**Material**

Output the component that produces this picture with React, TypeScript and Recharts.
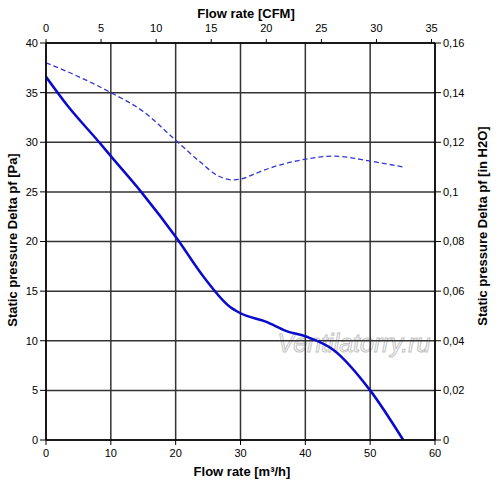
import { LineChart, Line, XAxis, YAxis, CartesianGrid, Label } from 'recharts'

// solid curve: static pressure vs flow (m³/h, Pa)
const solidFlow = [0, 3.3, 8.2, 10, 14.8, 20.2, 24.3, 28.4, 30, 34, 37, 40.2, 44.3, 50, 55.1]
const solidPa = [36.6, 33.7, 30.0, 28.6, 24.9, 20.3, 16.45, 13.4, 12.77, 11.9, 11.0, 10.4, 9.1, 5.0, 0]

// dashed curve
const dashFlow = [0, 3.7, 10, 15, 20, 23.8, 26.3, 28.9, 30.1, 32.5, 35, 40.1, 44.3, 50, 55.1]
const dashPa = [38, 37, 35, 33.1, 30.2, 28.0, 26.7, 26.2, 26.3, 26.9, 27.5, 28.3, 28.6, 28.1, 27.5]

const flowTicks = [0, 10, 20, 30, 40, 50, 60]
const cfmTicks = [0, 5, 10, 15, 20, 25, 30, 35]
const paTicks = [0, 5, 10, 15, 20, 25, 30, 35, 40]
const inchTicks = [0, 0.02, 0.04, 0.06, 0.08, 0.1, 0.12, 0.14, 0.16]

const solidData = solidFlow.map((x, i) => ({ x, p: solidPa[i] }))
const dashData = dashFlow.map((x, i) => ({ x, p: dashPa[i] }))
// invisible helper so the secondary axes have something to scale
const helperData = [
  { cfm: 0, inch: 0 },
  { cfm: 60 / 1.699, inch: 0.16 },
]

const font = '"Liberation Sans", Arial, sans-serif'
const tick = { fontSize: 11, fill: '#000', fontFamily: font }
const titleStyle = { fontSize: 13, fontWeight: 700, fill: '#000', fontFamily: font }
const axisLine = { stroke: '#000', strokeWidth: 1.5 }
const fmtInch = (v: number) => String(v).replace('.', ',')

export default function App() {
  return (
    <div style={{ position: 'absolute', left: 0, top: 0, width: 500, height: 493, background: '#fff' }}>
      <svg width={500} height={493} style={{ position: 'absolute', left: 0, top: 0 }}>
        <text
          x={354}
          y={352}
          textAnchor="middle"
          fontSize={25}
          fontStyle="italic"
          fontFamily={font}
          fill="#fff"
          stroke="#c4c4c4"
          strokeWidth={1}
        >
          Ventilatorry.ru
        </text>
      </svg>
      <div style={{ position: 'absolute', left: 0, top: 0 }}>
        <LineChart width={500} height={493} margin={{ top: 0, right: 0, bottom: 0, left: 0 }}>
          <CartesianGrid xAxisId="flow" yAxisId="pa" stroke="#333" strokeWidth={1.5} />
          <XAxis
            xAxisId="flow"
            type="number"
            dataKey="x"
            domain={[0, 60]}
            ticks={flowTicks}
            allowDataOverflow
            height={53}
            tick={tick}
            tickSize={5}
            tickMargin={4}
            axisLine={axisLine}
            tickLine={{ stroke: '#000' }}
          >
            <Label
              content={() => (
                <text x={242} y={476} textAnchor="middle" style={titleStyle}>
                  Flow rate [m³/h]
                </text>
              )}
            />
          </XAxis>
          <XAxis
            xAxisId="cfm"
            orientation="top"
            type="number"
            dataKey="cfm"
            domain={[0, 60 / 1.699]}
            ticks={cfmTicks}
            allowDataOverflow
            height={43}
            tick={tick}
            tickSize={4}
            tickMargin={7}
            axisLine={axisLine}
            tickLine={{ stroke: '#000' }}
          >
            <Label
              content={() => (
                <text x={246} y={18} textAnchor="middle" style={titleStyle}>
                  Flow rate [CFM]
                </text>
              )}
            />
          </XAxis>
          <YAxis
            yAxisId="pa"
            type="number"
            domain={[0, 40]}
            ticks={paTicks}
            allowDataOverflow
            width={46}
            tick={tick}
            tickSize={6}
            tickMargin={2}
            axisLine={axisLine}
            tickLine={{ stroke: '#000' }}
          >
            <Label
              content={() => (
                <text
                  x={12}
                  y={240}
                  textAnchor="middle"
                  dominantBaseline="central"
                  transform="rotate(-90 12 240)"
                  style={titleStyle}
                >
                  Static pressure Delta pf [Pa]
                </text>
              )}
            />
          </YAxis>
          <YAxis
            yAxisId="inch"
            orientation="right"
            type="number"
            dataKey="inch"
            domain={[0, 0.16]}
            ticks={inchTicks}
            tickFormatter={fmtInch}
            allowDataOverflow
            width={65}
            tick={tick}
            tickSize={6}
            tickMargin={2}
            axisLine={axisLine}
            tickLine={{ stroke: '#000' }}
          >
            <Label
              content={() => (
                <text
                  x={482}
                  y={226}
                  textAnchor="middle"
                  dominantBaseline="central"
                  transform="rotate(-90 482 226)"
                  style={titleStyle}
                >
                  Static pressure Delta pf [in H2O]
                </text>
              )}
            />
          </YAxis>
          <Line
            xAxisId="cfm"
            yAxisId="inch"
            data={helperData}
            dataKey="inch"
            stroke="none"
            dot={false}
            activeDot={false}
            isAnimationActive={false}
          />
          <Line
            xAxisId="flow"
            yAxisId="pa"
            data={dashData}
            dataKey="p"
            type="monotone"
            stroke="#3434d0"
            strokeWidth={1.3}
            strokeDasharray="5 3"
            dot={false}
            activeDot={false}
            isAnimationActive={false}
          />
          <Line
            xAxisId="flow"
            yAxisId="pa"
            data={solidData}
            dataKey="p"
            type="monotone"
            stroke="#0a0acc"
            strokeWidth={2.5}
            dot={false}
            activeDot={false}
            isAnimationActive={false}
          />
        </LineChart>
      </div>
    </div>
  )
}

**What you are asked to do**
Extract, word for word, each line from the top of the data down to and including the line with "YAxis, CartesianGrid, Label"; skip the pictures.

**Written response**
Output the component that produces this picture with React, TypeScript and Recharts.
import { LineChart, Line, XAxis, YAxis, CartesianGrid, Label } from 'recharts'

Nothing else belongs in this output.